Wednesday, March 19, 2014

Week 12: Mini Lamb Meatballs with Pilaf

I know how hard it is to come up with a quick meal that can be fixed in 30 minutes or less. Having had 3 children with various school, work, and activity schedules on top of my own work schedule made it difficult for us all to sit down together every night, but I made it work utilizing two methods. One, I shopped every Sunday morning then settled into the kitchen for 2-3 hours cooking meals for the week. Soups, stews, roasted chicken, meatloaf, whatever I could make that could be cooked or reheated quickly once we were all at home. Two, finding recipes that were easy to make and quick to cook for weekday meals.

One of those quick recipes is a lamb pilaf. I wrote a post about it back in 2006, which caused me to be somewhat nostalgic when I read it. The gist of the post was that I felt it necessary that my children be able to cook once they lived on their own. Brilliant Daughter is an excellent cook, trying new recipes, modifying old ones, devising new ones, while Electrician Son relies primarily on a few standards and lots of grilling. At the time of the post, Butcher Son, my youngest, was just embarking on his career as a butcher and was only adept at breakfast foods. The post was an attempt to teach him how to cook something new and easy, so he wouldn’t have to rely on eggs and toast.

Eight years later, he has far surpassed my expectations. In fact, he has gotten together with friends every Monday night for the past two or three years to prepare feasts to share. One person decides the menu and they all pitch in on the cooking end of things. And we are not talking burgers and fries here; they make meals centered around Steak Diane, horseradish-crusted beef tenderloin, and stuffed chicken breasts, among other things. Ahhh, but I digress.

That original lamb pilaf recipe, which takes about 30 minutes start to finish, pays homage to my husband’s family, half of which are Lebanese. Lamb and rice were a part of his childhood and became part of our repertoire. But cooking lamb takes hours, and even shish kebab requires marinating to impart flavors into the meat. So the lamb pilaf recipe was a way to get the flavor we loved without the long preparation or cooking time. And while we still cook the pilaf at least once a month, I thought it needed an update, a new twist. So I took the basic ingredients and changed them up a bit. What I came up with is mini lamb meatballs served on top of the pilaf with a lemon-mint yogurt sauce. The preparation time is still around the half-hour mark, easy enough for anyone to do (in fact, you can get the kids involved in rolling the meatballs), and it’s just as tasty as the original version.

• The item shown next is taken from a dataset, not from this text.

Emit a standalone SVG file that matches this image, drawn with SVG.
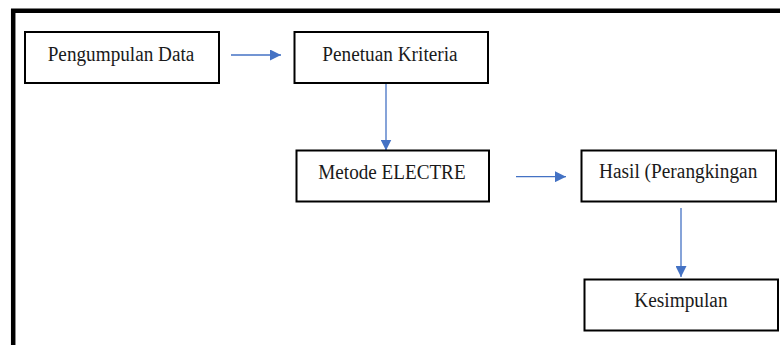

Oh, and for the record, I am very proud of my children, not just for their culinary prowess but also for the very special people they have become. I am one lucky mama!

Recipe after the jump....

Mini Lamb Meatballs with Pilaf
1 box Near East rice pilaf
1 pound ground lamb
1/4 cup finely chopped white onion
1 tablespoon finely chopped fresh mint
1 garlic clove, finely chopped
1 teaspoon ground coriander
1 teaspoon salt
1/2 teaspoon ground cumin
1/4 teaspoon cinnamon
1/4 teaspoon freshly ground black pepper
Olive oil, for frying

2 cups plain yogurt
4 tablespoons chopped fresh mint
4 tablespoons lemon juice
1 tablespoon olive oil
2 cloves garlic, finely minced
1 1/2 teaspoons seasoning salt, or to taste

Start by combining all the ingredients for the yogurt sauce in a small bowl. The longer it sits, the more the flavors meld. Keep refrigerated until ready to use.

Next, cook your pilaf according to the package directions. While this simmers on the stove, mix up your meatball ingredients. I find that using my hand works best for getting the meat and seasonings to combine thoroughly.

Heat a fry pan on medium-high with a tablespoon or two of olive oil and begin rolling your meatballs. I like to make smaller meatballs, as they cook quickly. The easiest way is to use a small ice cream scoop, so portions remain the same. If you don’t like the flat bottom created by using a scoop, you can finish the meatball by hand to make a round.

Fry meatballs in hot oil, turning as they brown. For a small meatball, this should take about 10-15 minutes. Drain on paper towels.

To serve, plate rice on a platter, place meatballs in the center and top with a dollop of yogurt sauce. Pass additional sauce for your hungry diners to add to their plate.

Note: While I have pan-fried the meatballs in a small amount of oil, you can also place them on an oiled cookie sheet and bake them, if you want to avoid standing over the stove and turning the meatballs.